Expedia Group Inc. experienced a 12% drop in shares during the extended session on Thursday. The stock decline was attributed to investor concerns surrounding the recent CEO change, overshadowing the company’s strong quarterly performance.
In the fourth quarter, Expedia reported earnings of $132 million, or 92 cents per share, compared to $177 million, or $1.11 per share, in the same period the previous year. Adjusted for one-time items, the company’s earnings were $1.72 per share. Revenue also saw a positive growth of 10%, reaching $2.89 billion.

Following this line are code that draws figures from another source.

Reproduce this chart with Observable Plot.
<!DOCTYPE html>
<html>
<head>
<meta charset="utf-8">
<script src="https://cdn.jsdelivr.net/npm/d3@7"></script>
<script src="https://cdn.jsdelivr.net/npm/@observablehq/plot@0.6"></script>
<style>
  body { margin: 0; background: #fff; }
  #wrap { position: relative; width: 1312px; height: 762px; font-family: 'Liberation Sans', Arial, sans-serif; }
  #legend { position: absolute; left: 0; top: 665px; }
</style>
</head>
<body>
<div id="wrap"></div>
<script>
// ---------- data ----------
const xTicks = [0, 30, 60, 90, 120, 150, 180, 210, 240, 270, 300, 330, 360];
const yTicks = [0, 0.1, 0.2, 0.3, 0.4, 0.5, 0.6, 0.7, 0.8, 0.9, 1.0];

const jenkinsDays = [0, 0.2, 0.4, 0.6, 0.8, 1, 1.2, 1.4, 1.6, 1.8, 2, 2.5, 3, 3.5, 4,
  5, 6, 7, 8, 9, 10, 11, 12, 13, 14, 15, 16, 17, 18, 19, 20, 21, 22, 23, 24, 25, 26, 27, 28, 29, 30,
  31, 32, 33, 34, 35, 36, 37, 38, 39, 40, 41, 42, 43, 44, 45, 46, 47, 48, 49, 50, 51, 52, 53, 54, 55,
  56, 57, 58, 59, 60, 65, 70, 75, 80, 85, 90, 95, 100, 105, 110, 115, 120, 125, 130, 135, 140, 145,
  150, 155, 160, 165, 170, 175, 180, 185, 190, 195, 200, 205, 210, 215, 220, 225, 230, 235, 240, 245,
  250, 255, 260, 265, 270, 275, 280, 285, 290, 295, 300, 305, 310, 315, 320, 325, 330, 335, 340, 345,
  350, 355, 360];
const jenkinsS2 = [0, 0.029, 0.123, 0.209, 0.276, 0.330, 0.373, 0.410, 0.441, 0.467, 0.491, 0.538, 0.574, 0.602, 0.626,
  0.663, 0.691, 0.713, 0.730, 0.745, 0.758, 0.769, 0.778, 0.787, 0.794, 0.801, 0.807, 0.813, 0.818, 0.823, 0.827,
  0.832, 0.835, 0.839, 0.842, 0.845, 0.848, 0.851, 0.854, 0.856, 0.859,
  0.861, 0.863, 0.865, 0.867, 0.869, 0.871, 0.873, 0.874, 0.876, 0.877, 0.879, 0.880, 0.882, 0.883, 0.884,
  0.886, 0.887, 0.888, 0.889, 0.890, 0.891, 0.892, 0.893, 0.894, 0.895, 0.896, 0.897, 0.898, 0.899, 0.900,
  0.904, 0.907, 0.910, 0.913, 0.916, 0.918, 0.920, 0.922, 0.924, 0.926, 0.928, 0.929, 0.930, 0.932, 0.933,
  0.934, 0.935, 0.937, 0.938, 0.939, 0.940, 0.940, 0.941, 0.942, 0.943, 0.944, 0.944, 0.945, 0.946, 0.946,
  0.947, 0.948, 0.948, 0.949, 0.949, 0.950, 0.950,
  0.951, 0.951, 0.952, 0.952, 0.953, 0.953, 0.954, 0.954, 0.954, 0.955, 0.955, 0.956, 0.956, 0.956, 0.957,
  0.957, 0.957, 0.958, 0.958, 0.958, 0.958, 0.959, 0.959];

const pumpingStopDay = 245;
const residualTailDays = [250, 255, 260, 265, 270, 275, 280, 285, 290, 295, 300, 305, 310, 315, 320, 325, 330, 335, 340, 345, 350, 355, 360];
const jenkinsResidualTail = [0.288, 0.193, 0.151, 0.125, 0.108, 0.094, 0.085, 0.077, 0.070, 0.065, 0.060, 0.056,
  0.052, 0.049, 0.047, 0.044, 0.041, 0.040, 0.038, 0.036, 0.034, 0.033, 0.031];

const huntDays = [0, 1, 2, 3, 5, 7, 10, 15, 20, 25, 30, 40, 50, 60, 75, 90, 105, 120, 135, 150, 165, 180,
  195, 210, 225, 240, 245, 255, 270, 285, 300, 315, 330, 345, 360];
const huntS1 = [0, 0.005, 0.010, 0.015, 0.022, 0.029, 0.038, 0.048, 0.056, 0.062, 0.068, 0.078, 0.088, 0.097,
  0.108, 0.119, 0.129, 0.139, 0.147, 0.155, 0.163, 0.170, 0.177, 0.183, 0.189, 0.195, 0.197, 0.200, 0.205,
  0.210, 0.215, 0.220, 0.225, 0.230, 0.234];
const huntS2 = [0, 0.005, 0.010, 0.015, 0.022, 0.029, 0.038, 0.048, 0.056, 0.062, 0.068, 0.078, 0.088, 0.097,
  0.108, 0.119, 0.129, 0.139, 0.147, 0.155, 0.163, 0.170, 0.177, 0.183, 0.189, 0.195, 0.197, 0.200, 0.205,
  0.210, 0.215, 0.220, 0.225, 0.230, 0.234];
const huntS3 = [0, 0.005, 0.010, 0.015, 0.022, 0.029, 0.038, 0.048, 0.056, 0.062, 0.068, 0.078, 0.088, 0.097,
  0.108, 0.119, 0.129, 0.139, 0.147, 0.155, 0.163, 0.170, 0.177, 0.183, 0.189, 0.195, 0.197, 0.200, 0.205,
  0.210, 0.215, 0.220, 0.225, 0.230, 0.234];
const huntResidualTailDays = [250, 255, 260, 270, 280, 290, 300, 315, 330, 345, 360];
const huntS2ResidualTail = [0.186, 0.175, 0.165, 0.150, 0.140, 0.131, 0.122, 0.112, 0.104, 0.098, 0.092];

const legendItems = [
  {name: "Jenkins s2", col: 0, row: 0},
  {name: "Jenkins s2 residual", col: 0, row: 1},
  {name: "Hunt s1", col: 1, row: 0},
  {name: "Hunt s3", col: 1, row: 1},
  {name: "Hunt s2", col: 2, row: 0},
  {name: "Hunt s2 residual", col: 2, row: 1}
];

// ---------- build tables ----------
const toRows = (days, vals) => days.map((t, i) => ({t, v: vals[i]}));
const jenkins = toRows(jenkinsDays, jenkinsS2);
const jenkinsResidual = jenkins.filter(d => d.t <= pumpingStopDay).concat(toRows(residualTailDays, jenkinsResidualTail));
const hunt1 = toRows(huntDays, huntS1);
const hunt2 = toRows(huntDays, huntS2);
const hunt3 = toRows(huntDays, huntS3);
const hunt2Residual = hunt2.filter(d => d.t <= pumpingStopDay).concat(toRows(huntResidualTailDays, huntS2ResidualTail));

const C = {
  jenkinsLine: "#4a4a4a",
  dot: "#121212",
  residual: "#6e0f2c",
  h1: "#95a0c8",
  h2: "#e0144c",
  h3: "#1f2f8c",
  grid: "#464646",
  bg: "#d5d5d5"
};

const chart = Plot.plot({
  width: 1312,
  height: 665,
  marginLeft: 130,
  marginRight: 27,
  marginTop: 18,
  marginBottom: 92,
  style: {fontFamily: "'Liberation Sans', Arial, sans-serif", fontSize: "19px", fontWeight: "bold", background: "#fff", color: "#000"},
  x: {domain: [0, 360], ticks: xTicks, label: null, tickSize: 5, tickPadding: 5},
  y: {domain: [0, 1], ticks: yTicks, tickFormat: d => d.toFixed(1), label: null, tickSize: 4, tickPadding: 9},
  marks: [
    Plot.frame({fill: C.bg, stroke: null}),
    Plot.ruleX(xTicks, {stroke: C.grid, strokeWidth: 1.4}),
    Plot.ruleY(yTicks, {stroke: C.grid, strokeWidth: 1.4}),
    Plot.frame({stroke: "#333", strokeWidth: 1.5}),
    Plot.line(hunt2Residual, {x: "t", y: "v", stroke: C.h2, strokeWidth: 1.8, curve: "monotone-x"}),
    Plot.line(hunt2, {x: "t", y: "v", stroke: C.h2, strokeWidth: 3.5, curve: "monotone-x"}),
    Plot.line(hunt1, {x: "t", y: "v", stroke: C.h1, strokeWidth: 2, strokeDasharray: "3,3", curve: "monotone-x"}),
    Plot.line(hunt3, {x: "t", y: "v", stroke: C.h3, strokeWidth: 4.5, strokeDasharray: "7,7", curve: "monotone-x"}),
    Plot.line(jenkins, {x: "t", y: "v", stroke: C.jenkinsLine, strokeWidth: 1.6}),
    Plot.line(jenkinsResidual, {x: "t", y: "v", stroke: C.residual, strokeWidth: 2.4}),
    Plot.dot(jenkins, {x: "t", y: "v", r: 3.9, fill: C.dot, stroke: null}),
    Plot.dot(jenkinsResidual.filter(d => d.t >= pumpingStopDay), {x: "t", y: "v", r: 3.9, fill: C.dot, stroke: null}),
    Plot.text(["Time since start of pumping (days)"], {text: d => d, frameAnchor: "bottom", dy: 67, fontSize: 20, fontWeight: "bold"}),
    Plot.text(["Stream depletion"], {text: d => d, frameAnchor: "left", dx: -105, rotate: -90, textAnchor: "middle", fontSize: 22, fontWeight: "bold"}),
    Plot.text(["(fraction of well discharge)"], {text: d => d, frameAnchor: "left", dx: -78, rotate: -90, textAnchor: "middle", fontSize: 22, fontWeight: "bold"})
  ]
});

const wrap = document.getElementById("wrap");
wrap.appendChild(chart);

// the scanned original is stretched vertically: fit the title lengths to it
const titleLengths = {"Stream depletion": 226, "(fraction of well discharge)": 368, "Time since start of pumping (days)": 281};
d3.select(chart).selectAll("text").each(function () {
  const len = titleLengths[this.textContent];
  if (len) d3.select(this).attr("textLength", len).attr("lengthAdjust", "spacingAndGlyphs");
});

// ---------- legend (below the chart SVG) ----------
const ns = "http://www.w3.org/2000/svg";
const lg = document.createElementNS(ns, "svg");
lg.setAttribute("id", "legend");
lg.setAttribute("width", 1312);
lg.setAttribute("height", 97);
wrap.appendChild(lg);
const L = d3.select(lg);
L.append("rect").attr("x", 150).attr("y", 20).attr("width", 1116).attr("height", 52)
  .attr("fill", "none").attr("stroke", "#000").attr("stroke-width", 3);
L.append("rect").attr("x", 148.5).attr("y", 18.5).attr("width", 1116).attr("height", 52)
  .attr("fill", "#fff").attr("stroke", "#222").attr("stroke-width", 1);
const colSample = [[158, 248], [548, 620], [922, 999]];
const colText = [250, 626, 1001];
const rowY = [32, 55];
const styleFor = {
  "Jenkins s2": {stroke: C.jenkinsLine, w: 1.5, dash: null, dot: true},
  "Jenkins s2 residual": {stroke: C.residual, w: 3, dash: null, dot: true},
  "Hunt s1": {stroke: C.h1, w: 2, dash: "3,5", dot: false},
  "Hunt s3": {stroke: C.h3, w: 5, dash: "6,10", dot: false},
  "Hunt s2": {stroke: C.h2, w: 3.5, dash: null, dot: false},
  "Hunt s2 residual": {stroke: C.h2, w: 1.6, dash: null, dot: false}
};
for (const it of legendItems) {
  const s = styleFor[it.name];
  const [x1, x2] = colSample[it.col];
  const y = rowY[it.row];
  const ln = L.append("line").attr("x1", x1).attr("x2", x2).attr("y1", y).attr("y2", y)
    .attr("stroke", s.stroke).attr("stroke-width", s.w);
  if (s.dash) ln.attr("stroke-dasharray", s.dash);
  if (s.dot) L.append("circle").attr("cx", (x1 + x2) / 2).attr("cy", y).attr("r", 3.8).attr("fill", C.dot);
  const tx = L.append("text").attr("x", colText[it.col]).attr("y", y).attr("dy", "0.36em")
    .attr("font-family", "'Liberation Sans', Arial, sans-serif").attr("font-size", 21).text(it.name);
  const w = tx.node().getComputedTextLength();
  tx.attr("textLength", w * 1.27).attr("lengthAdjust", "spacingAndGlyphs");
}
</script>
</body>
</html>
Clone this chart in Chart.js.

This outperformed analysts’ expectations of adjusted EPS of $1.67 on revenue of $2.87 billion, according to FactSet.
Expedia’s Chief Executive, Peter Kern, expressed confidence in the company’s achievements, stating, “We delivered on our full-year guidance and drove record results, all while completing a massive transformation and navigating the inherent volatility that comes with that. Our work is finally starting to deliver results, and we are in the best place we’ve ever been technologically.”
However, in a separate press release, Expedia announced a change in leadership. Ariane Gorin will be replacing Kern as CEO effective May 13th. Gorin has held various executive roles at Expedia since 2013 and most recently served as president of Expedia for Business. Kern will continue to contribute to the company as a board member and hold the position of vice chairman to ensure a smooth transition.
Despite the stock decline, shares of Expedia saw a positive gain of 3.3% during regular trading hours on Thursday. Over the past 12 months, Expedia’s stock has surged by 33%, outperforming the S&P 500 index, which saw an advance of 21% during the same period.